* [The problem]:
Extract the lines from the start through the line that holds "remaining = [35, 37, 277, 251]", both included, omitting all images.

-- Start of Data lines --

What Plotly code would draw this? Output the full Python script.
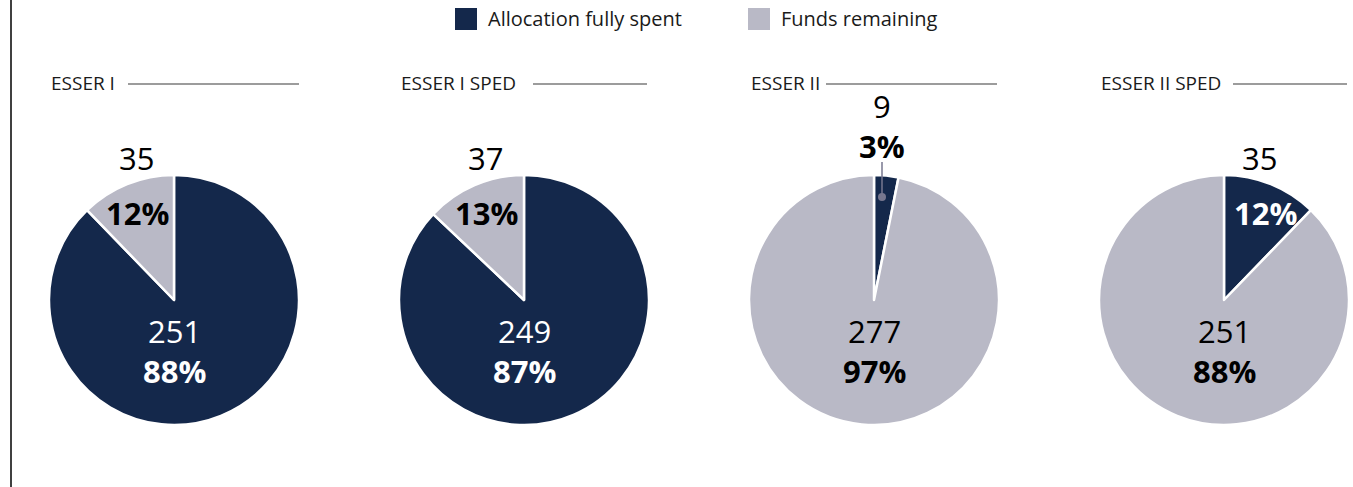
import plotly.graph_objects as go

W, H = 1353, 487

# ---- data ----
programs = ["ESSER I", "ESSER I SPED", "ESSER II", "ESSER II SPED"]
categories = ["Allocation fully spent", "Funds remaining"]
spent = [251, 249, 9, 35]
remaining = [35, 37, 277, 251]

# ---- style ----
NAVY = "#14284b"
GREY = "#b9b9c6"
FONT = "Open Sans"
centers_x = [174, 524, 874, 1224]
center_y = 300
R = 125
NUM_SIZE = 31

def px(x):
    return x / W

def py(y):
    return 1 - y / H

fig = go.Figure()

for i, name in enumerate(programs):
    cx = centers_x[i]
    fig.add_trace(go.Pie(
        labels=categories,
        values=[spent[i], remaining[i]],
        sort=False,
        direction="clockwise",
        rotation=0,
        marker=dict(colors=[NAVY, GREY], line=dict(color="white", width=2.5)),
        textinfo="none",
        hoverinfo="label+value+percent",
        showlegend=False,
        domain=dict(x=[px(cx - R), px(cx + R)], y=[py(center_y + R), py(center_y - R)]),
    ))

annotations = []
shapes = []

def ann(x, y, text, size=NUM_SIZE, color="black", xanchor="center"):
    annotations.append(dict(
        x=px(x), y=py(y), xref="paper", yref="paper", text=text, showarrow=False,
        xanchor=xanchor, yanchor="middle", align="center",
        font=dict(family=FONT, size=size, color=color),
    ))

# titles with rule
title_lines = [(128, 299), (533, 647), (826, 997), (1233, 1347)]
for i, name in enumerate(programs):
    ann(centers_x[i] - R, 83, name, size=19, color="#1a1a1a", xanchor="left")
    x0, x1 = title_lines[i]
    shapes.append(dict(type="line", xref="paper", yref="paper",
                       x0=px(x0), x1=px(x1), y0=py(84), y1=py(84),
                       line=dict(color="#3a3a3a", width=1.2)))

def pct(a, b):
    return round(100 * a / (a + b))

# label placement (pixel positions for the text centres)
big_label_dy = 51
small_pos = [  # (count x,y), (pct x,y)
    ((136, 158), (137, 213)),
    ((485, 158), (486, 213)),
    None,
    ((1259, 158), (1265, 213)),
]

for i in range(len(programs)):
    cx = centers_x[i]
    s, r = spent[i], remaining[i]
    if s >= r:
        big_v, big_col, small_v, small_col = s, "white", r, "black"
    else:
        big_v, big_col, small_v, small_col = r, "black", s, ("white" if i == 3 else "black")
    big_p = pct(big_v, small_v)
    small_p = pct(small_v, big_v)
    ann(cx, center_y + big_label_dy, f"{big_v}<br><b>{big_p}%</b>", color=big_col)
    if small_pos[i] is None:
        # tiny slice: stacked label above the pie with a leader line
        ann(882, 126, f"{small_v}<br><b>{small_p}%</b>", color="black")
    else:
        (cxn, cyn), (pxp, pyp) = small_pos[i]
        ann(cxn, cyn, str(small_v), color="black")
        ann(pxp, pyp, f"<b>{small_p}%</b>", color=small_col)

# leader line for ESSER II tiny slice
shapes.append(dict(type="line", xref="paper", yref="paper",
                   x0=px(882), x1=px(882), y0=py(162), y1=py(196),
                   line=dict(color="#77778f", width=1.5)))
shapes.append(dict(type="circle", xref="paper", yref="paper",
                   x0=px(878), x1=px(886), y0=py(201), y1=py(193),
                   fillcolor="#77778f", line=dict(width=0)))

# custom legend
leg = [(455, NAVY, categories[0]), (748, GREY, categories[1])]
for x0, col, lab in leg:
    shapes.append(dict(type="rect", xref="paper", yref="paper",
                       x0=px(x0), x1=px(x0 + 22), y0=py(30), y1=py(8),
                       fillcolor=col, line=dict(width=0)))
    ann(x0 + 31, 19, lab, size=20, color="#1a1a1a", xanchor="left")

# left vertical rule
shapes.append(dict(type="line", xref="paper", yref="paper",
                   x0=px(11), x1=px(11), y0=0, y1=1,
                   line=dict(color="black", width=1.5)))

fig.update_layout(
    width=W, height=H,
    margin=dict(l=0, r=0, t=0, b=0),
    paper_bgcolor="white", plot_bgcolor="white",
    showlegend=False,
    annotations=annotations, shapes=shapes,
    font=dict(family=FONT),
)

fig.write_html("out.html", config={"displayModeBar": False},
               post_script="document.body.style.margin='0';document.body.style.overflow='hidden';")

-- End of Data lines --

* [Solved problem]:
What Plotly code would draw this? Output the full Python script.
import plotly.graph_objects as go

W, H = 1353, 487

# ---- data ----
programs = ["ESSER I", "ESSER I SPED", "ESSER II", "ESSER II SPED"]
categories = ["Allocation fully spent", "Funds remaining"]
spent = [251, 249, 9, 35]
remaining = [35, 37, 277, 251]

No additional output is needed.